While I'm happy with Apple introducing this abstraction. my main concern was with local models.
I'd love using Gemma4 as an example. but thinking of a user. if 10 Apps each uses same model and downloads it, the phone will be bloated.
I still didn't understand if Apple provided a way for multiple apps uses same on-device model (without tricky namespaces and permissions).
I didn't see anything suggesting that's the case.
That's a great opportunity for Apple to provide a universal unique model ID protocol and some shared storage space to allow devs to register models.
Check out “Bring an LLM provider to the Foundation Models framework” - https://developer.apple.com/videos/play/wwdc2026/339
That is exactly what foundation models are, yes. Same in Android with AICore which uses Gemma underneath, apps can query the LLM and receive responses back rather than bundling in their own model.
The apps can use the system provided on-device model using the same framework and APIs; but there's no affordances to deduplicate custom models between apps.
Ok but don't expect Anthropic to help with local models, that'll be something apple rolls out themselves if at all
Sounds ripe for block-level deduplication. :D Or an API that lets you request a model and handles caching.
I think that's what they are trying to avoid. If you need on-device intelligence, their pitch was "The model the device already has is best", and if you need something more specific an adapter (aka, a fine-tune/lora) is best.
They were wrong when their on-device model was way behind. They still might be right in the long term.
While multiple app I use might need Gemma 4 E4B, I use dozens of apps and app devs can choose from hundreds of models. A shared cache might reduce size a little when there's overlap, but the core problem still exists. If each app chooses a model disk and memory-swapping explode.
Its probably be better for device manufacturers to bake in a default. I'm not proposing they limit you from using others, but one shared default might be best developer/user experience for 99% of apps.
- Being warm in memory is the single biggest perf speedup you can get, and a default is much more likely to be warm.

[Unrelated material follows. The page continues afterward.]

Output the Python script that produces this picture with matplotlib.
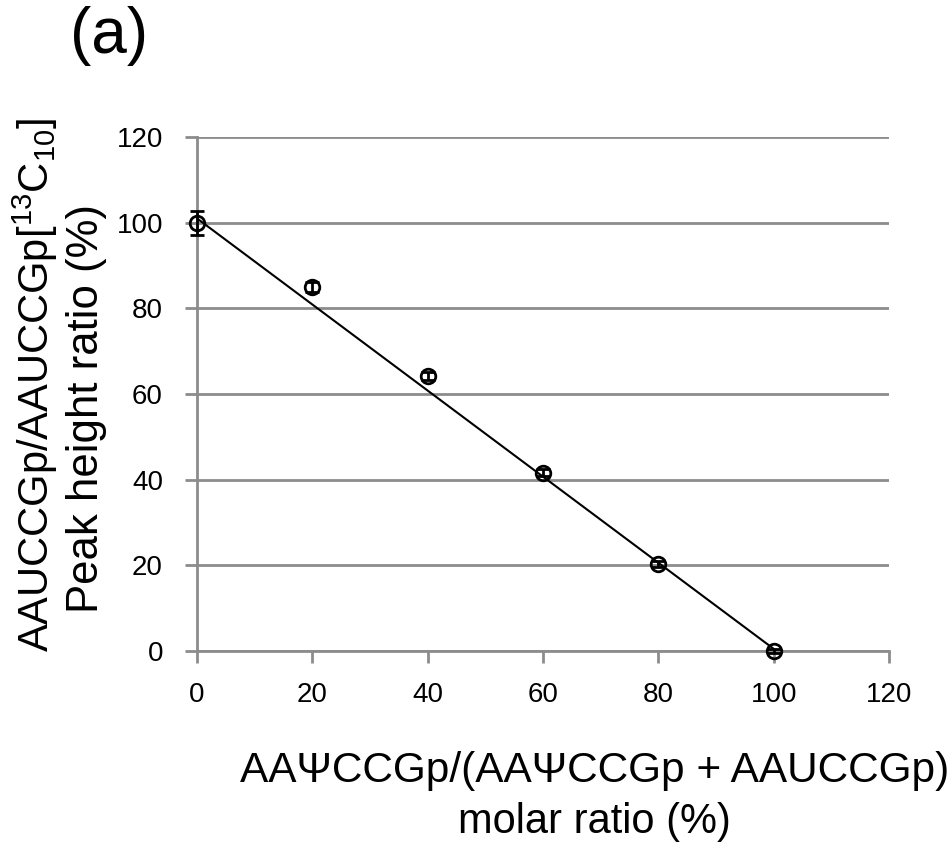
import matplotlib
matplotlib.use("Agg")
import matplotlib.pyplot as plt
import numpy as np

plt.rcParams['font.family'] = ['Liberation Sans', 'DejaVu Sans']
plt.rcParams['mathtext.fontset'] = 'custom'
plt.rcParams['mathtext.rm'] = 'Liberation Sans'
plt.rcParams['mathtext.it'] = 'Liberation Sans'

molar_ratio = [0, 20, 40, 60, 80, 100]
peak_ratio = [100.0, 85.0, 64.2, 41.6, 20.3, 0.0]
peak_err = [2.8, 1.1, 1.0, 0.8, 0.8, 0.5]
# linear trendline
trend_slope = -1.005
trend_intercept = 101.0
x_ticks = [0, 20, 40, 60, 80, 100, 120]
y_ticks = [0, 20, 40, 60, 80, 100, 120]

grid_col = '#8c8c8c'

fig = plt.figure(figsize=(9.53, 8.52), dpi=100)
ax = fig.add_axes([0.2067, 0.2359, 0.7262, 0.6033])

ax.set_xlim(0, 120)
ax.set_ylim(0, 120)
ax.set_xticks(x_ticks)
ax.set_yticks(y_ticks)
ax.set_xticklabels([str(v) for v in x_ticks], fontsize=20)
ax.set_yticklabels([str(v) for v in y_ticks], fontsize=20)
ax.yaxis.grid(True, color=grid_col, linewidth=2)
ax.set_axisbelow(True)
for s in ['top', 'right']:
    ax.spines[s].set_visible(False)
for s in ['left', 'bottom']:
    ax.spines[s].set_color(grid_col)
    ax.spines[s].set_linewidth(2)
ax.tick_params(axis='both', direction='out', length=8.5, width=2, color=grid_col)
ax.tick_params(axis='y', pad=16)
ax.tick_params(axis='x', pad=14)

xl = np.array([molar_ratio[0], molar_ratio[-1]], dtype=float)
ax.plot(xl, trend_intercept + trend_slope * xl, color='black', linewidth=1.5, zorder=3)

ax.errorbar(molar_ratio, peak_ratio, yerr=peak_err, fmt='o', ms=10.5, mfc='none',
            mec='black', mew=2.0, ecolor='black', elinewidth=2, capsize=4.8, capthick=2,
            zorder=4, clip_on=False)

fig.text(0.073, 0.993, '(a)', fontsize=46, va='top', ha='left')

fig.text(0.037, 0.548, 'AAUCCGp/AAUCCGp[$^{13}$C$_{10}$]', rotation=90,
         fontsize=30, ha='center', va='center')
fig.text(0.091, 0.521, 'Peak height ratio (%)', rotation=90,
         fontsize=31.5, ha='center', va='center')

fig.text(0.624, 0.095, 'AAΨCCGp/(AAΨCCGp + AAUCCGp)', fontsize=30.5, ha='center', va='center')
fig.text(0.624, 0.035, 'molar ratio (%)', fontsize=30, ha='center', va='center')

fig.savefig('out.png', dpi=100)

- "Best model" is usually "best model for this device" given both RAM and compute. A developer can't test every device but Apple can/will.
- Each model needs to be optimized for the hardware (what's running on ANE, what's running on Metal, what's running on CPU). The default gets optimized.
- If you need custom model, a Lora is probably best (30MB, benefits from all of the above)
You could say the default should be swappable, but that's more a linux ideal than an Apple one so I doubt we ever see that. Plus there are real downsides: intentional or not, prompts end up optimized to the model they are developed for, so swapping the default system model would degrade every app.